To prove an unfair preference, the liquidator needs to show that the company was insolvent at the time the payments were made, and that the recipient had reasonable grounds at the time to suspect the company’s insolvency (or potential for insolvency as a result of the payment).

It’s costly for a liquidator to pursue such preferences. In undertaking a preference investigation, they will look for round payments in the specified period as well as correspondence, such as creditors’ demands, threat of legal action, requests for cash on delivery or the cessation of supply.

This issue is an important one for suppliers and sub-contractors in the construction industry.

Payment terms in the construction industry tend to be quite lengthy, and it’s common for sub-contractors to apply pressure and to threaten to stop work.

At the same time, construction businesses are often under-capitalised and rely on delaying sub-contractor payments to manage cash flow.

Principals will be concerned about preference payments, because sub-contractors will be less likely to complete works if they are subject to an unfair preference action.


In most industries, and in the construction sector especially, directors tend to be very reactive in responding to a change in financial performance.

Often they will rely on potential new contracts or successful variations to trade out of their financial issues.

Construction businesses, generally, do not have physical assets on their balance sheet that they can sell or assets they can realise to meet short-term demands.
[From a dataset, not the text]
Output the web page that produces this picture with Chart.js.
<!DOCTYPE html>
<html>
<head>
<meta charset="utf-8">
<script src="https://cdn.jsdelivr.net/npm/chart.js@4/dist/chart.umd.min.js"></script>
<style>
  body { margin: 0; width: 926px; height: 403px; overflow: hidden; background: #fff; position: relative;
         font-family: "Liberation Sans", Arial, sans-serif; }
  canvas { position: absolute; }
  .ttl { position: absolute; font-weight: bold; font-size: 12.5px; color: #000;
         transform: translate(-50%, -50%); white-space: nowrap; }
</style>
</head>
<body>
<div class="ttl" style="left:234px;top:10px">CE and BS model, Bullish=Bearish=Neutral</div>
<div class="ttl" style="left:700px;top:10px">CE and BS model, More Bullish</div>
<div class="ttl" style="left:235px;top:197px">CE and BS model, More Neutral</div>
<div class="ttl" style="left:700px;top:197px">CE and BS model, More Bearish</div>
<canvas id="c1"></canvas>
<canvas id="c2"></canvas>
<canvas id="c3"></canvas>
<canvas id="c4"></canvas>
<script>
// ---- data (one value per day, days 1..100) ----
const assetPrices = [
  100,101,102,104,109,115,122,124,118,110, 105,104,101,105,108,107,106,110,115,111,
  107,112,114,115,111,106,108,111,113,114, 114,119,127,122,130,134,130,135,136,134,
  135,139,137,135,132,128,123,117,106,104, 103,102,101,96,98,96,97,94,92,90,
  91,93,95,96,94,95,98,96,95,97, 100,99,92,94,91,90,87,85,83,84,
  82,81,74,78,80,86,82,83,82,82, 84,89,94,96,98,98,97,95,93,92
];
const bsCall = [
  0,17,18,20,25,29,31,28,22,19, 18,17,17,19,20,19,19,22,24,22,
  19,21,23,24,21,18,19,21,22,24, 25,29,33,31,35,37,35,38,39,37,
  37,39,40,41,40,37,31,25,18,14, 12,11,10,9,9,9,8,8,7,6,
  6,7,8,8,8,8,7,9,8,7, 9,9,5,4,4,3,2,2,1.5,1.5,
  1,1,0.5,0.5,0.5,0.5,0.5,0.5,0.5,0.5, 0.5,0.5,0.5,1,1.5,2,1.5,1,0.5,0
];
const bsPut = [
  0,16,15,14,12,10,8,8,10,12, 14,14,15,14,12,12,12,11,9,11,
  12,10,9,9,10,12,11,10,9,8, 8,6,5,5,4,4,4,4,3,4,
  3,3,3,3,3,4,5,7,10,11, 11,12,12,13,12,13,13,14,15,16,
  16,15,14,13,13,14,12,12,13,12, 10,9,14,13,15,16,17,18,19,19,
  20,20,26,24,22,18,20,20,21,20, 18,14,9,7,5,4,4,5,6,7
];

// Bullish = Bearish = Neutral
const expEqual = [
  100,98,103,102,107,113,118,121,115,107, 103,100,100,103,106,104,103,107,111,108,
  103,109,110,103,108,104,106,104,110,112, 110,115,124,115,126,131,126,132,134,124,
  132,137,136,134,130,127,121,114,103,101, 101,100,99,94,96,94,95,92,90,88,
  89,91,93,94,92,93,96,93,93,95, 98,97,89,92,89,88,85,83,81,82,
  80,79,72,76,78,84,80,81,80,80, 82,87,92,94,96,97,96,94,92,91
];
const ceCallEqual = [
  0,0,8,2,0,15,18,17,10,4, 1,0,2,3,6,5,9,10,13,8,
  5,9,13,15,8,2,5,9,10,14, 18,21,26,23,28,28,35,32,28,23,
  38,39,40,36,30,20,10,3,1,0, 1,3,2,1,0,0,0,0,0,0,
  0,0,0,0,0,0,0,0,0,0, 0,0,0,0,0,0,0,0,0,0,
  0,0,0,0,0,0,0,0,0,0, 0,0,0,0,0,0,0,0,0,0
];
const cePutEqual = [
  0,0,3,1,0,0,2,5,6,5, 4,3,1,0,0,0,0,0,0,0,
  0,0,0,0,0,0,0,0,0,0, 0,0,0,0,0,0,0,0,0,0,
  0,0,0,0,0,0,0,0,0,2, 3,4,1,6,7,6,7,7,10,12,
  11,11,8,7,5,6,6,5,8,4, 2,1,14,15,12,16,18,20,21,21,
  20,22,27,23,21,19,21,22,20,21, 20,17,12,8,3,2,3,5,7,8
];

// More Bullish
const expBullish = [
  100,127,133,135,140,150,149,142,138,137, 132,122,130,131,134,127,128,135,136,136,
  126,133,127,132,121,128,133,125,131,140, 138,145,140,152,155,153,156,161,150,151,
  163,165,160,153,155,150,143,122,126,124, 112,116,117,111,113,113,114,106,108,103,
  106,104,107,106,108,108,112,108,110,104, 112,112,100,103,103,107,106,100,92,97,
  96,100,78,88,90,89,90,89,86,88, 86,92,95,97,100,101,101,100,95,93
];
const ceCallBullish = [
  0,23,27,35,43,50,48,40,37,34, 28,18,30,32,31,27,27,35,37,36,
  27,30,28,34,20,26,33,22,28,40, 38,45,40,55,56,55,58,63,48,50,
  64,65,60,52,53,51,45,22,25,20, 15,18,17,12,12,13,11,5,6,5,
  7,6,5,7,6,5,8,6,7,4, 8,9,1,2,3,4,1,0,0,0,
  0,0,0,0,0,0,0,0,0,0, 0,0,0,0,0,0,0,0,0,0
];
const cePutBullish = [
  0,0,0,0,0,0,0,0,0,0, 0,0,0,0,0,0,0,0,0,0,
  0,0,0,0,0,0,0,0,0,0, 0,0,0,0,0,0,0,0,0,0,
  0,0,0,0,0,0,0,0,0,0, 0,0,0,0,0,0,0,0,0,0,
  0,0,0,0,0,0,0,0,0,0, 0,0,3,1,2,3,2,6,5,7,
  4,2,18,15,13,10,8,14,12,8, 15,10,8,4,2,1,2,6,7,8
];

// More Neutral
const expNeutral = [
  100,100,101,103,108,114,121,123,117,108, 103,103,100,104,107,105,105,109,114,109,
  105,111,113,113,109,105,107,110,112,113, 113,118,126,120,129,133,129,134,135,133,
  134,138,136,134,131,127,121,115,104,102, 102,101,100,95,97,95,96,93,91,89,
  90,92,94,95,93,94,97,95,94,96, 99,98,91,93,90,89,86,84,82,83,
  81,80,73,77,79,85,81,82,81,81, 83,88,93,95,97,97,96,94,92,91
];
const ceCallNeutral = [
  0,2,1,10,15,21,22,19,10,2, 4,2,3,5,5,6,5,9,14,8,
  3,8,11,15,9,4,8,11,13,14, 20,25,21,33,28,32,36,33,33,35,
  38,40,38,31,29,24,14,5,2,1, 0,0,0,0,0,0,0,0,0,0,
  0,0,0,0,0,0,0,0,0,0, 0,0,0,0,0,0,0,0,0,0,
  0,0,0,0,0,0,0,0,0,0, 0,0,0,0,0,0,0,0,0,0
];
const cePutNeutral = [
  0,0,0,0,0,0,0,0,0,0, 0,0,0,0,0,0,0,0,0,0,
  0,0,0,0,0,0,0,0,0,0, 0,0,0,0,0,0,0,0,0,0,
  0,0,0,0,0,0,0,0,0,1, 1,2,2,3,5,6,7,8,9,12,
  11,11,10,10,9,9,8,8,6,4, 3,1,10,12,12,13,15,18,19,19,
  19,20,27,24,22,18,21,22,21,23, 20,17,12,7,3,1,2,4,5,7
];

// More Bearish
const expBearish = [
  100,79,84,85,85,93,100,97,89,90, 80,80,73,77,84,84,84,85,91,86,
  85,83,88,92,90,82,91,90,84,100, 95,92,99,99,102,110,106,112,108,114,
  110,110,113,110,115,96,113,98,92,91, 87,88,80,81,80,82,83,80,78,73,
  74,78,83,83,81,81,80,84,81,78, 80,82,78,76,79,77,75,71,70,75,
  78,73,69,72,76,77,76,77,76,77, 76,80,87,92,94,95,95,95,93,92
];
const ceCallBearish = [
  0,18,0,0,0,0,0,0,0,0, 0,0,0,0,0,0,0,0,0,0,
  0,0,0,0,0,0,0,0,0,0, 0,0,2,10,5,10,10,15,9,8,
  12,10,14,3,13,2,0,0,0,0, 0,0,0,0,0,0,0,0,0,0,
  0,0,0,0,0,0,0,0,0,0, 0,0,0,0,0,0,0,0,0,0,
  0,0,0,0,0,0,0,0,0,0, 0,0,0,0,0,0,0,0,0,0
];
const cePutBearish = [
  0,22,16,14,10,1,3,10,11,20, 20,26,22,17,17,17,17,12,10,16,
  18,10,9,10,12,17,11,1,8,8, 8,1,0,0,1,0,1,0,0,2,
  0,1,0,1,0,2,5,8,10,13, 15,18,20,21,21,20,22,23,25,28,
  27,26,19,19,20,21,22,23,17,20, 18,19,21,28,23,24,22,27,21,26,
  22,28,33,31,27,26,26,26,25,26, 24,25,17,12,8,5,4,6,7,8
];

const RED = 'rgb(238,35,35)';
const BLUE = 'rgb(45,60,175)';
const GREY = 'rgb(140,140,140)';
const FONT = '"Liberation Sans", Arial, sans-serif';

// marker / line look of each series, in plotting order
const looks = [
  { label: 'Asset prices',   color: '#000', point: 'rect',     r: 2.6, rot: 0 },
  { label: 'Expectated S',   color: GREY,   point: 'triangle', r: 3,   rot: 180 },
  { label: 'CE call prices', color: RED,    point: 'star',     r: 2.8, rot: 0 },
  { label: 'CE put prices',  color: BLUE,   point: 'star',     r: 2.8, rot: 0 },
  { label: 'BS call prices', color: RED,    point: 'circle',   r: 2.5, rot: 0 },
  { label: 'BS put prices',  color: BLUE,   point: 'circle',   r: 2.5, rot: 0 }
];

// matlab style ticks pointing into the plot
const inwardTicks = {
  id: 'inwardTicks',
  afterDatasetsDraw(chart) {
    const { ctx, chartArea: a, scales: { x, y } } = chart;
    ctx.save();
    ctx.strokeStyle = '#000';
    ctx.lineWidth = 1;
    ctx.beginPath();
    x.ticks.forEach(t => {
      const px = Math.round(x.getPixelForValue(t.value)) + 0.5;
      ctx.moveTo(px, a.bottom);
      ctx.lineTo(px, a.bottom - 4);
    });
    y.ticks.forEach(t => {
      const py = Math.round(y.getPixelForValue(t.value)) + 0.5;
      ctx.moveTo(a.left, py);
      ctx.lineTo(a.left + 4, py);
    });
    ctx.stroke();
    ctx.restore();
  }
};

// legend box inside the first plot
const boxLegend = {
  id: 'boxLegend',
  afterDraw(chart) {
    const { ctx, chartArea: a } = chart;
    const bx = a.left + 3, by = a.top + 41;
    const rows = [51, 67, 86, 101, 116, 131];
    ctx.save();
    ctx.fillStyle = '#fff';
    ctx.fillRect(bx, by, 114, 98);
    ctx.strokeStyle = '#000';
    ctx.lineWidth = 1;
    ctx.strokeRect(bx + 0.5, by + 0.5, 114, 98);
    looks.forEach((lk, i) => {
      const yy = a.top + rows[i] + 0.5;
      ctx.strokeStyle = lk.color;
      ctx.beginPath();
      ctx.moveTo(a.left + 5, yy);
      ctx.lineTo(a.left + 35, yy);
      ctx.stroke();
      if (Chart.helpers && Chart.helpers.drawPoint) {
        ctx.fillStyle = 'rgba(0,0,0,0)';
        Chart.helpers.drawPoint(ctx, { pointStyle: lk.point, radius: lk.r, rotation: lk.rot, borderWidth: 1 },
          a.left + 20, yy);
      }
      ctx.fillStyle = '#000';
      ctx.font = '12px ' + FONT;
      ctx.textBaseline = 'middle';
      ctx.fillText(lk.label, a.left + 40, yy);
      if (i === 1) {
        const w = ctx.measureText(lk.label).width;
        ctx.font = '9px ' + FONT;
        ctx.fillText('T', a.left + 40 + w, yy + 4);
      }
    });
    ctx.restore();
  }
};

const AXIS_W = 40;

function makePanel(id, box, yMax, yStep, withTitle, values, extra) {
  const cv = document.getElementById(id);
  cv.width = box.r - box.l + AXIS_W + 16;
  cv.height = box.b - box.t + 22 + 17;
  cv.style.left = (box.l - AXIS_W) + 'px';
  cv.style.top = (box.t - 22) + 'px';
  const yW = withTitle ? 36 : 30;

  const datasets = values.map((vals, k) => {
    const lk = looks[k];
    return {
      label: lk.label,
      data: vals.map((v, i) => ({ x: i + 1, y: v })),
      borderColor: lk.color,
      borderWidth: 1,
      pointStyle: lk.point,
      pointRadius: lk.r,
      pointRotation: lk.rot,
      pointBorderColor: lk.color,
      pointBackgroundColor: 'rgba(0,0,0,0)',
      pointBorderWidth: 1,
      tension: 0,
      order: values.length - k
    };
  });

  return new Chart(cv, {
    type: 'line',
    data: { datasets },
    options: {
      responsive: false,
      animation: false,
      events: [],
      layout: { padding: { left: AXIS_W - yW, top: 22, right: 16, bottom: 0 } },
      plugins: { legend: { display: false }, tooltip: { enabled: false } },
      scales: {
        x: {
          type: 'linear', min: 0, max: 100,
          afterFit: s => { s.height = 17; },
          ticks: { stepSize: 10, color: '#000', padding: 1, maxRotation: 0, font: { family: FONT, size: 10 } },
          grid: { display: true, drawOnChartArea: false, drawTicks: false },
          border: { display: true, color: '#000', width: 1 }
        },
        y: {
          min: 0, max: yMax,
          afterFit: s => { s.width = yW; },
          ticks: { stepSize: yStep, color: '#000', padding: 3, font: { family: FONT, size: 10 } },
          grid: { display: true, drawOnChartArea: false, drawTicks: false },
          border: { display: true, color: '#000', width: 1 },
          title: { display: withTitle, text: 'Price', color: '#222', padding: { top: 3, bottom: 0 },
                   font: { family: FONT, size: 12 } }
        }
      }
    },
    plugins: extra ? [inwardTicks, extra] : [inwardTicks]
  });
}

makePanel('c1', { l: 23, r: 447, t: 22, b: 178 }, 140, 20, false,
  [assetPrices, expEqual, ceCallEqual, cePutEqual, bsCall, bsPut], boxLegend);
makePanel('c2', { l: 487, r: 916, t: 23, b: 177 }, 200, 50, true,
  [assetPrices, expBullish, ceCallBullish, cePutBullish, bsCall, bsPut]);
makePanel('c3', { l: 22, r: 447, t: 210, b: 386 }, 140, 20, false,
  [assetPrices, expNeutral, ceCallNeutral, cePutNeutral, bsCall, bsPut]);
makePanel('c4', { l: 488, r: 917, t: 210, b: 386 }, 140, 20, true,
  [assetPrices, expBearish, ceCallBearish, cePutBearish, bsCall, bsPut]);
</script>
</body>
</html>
Cash flow management, therefore, is key.

When companies start having cash flow issues, sub-contractors become reluctant to perform on contracts. The prices they have to pay for sub-contractors then increases and the potential for profit on projects diminishes.

That’s why construction businesses need to address issues early and seek professional advice. There may be avenues to negotiate with sub-contractors or principals, and to reach an early solution that may facilitate the completion of projects and the minimisation of fallout for all stakeholders.